Friday, May 27, 2016

Jeremiah 12: Planted Or Uprooted?

Jeremiah calls out to God in chapter 12 with a pointed complaint.  How can He let all those evil people plotting against him escape consequences?  Why aren't bad things happening to these bad people? Why does God plant them securely in the land instead of uprooting them?

"Why does the way of the guilty prosper?  Why do all who are treacherous thrive?  You plant them, and they take root; they grow and bring forth fruit; you are near in their mouths yet far from their hearts" (vs. 1-2).  These are some mean and nasty people who have been threatening Jeremiah with death.  But instead of rooting them up, God seems to be cementing them in place.  Jeremiah may remember that his ministry, after all, was a call "to pluck up and to pull down, to destroy and overthrow, to build and to plant" (Jeremiah 1:10).

God's response seems to be "just wait."  He promises that there is indeed a time of judgment coming for those evildoers and troublers of the prophet.  Punishment is on its way, and it will involve a destruction of those who currently seem safe.  "Thus says the Lord concerning all my evil neighbors who touch the heritage that I have given my people Israel to inherit: I am about to pluck them up from their land, and I will pluck up the house of Judah from among them."  Though the plotting men may be a fixture in the land now, a time of uprooting is coming.

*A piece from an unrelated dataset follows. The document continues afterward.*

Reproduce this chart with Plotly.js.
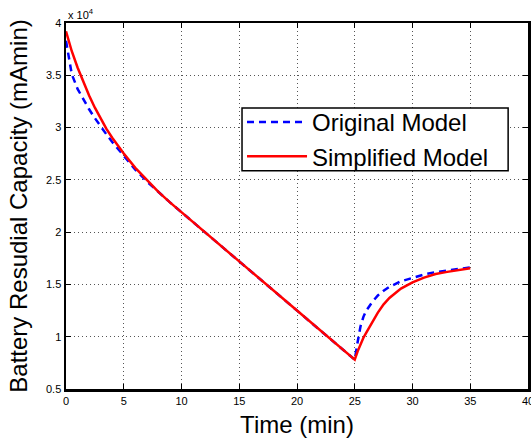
<!DOCTYPE html>
<html>
<head>
<meta charset="utf-8">
<script src="https://cdn.plot.ly/plotly-3.0.1.min.js"></script>
<style>html,body{margin:0;padding:0;background:#fff;}#chart{width:531px;height:443px;}</style>
</head>
<body>
<div id="chart"></div>
<script>
// Time in minutes
var time = [0,0.25,0.5,1,1.5,2,2.5,3,3.5,4,5,6,7,8,9,10,15,20,25,25.25,25.5,25.75,26,26.5,27,27.5,28,29,30,31,32,33,34,35];
// Battery residual capacity (mAmin)
var originalModel = [38300,36500,35100,33700,32650,31750,30900,30100,29350,28625,27250,25980,24850,23820,22850,21900,17200,12500,7800,9500,11000,11900,12500,13300,13950,14400,14770,15300,15650,15950,16180,16350,16500,16630];
var simplifiedModel = [39200,38200,37300,35750,34350,33075,31900,30825,29875,29025,27525,26150,24950,23850,22850,21900,17200,12500,7800,8600,9300,9900,10400,11400,12300,13100,13700,14600,15200,15650,16000,16200,16400,16550];
var seriesNames = ["Original Model", "Simplified Model"];
var xTicks = [0,5,10,15,20,25,30,35,40];
var yTickVals = [5000,10000,15000,20000,25000,30000,35000,40000];
var yTickText = ["0.5","1","1.5","2","2.5","3","3.5","4"];

var font = "Liberation Sans, Arial, Helvetica, sans-serif";

var traces = [
  {x: time, y: originalModel, name: seriesNames[0], mode: "lines",
   line: {color: "#0000ff", width: 2.5, dash: "7px,5px"}},
  {x: time, y: simplifiedModel, name: seriesNames[1], mode: "lines",
   line: {color: "#ff0000", width: 2.5}}
];

var axisCommon = {
  showline: true, linecolor: "#000", linewidth: 2.5, mirror: "allticks",
  ticks: "inside", ticklen: 5, tickwidth: 1, tickcolor: "#000",
  showgrid: true, gridcolor: "#555", gridwidth: 1, griddash: "1px,3px",
  zeroline: false, ticklabeloverflow: "allow",
  tickfont: {family: font, size: 11, color: "#000"}
};

var layout = {
  width: 531, height: 443,
  margin: {l: 66, r: 3, t: 23, b: 54},
  paper_bgcolor: "#fff", plot_bgcolor: "#fff",
  showlegend: true,
  xaxis: Object.assign({}, axisCommon, {
    range: [0, 40], tickvals: xTicks, ticktext: xTicks.map(String),
    title: {text: "Time (min)", font: {family: font, size: 24, color: "#000"}, standoff: 11}
  }),
  yaxis: Object.assign({}, axisCommon, {
    range: [5000, 40000], tickvals: yTickVals, ticktext: yTickText,
    title: {text: "Battery Resudial Capacity (mAmin)", font: {family: font, size: 24, color: "#000"}, standoff: 12}
  }),
  legend: {
    x: 0.381, y: 0.79, xanchor: "left", yanchor: "top",
    bgcolor: "rgba(0,0,0,0)", borderwidth: 0,
    font: {family: font, size: 24, color: "#000"},
    itemwidth: 60
  },
  // legend frame
  shapes: [{
    type: "rect", xref: "paper", yref: "paper", x0: 0.381, x1: 0.957, y0: 0.596, y1: 0.768,
    line: {color: "#000", width: 1.5}, fillcolor: "#fff", layer: "above"
  }],
  annotations: [{
    xref: "paper", yref: "paper", x: 0, y: 1, xanchor: "left", yanchor: "bottom",
    text: "x 10<sup>4</sup>", showarrow: false, font: {family: font, size: 11, color: "#000"}, yshift: 0
  }]
};

Plotly.newPlot("chart", traces, layout, {displayModeBar: false, staticPlot: true});
</script>
</body>
</html>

But even in the midst of this judgment, there is mercy.  God promises that the people will be given a second chance to live according to the covenant.  If they learn to follow God instead of Baal, they will be built up in the land.  "But if any nation will not listen, then I will completely uproot it and destroy it, says the Lord" (vs. 17).  Their fate, to be planted or uprooted, is really in their own hands.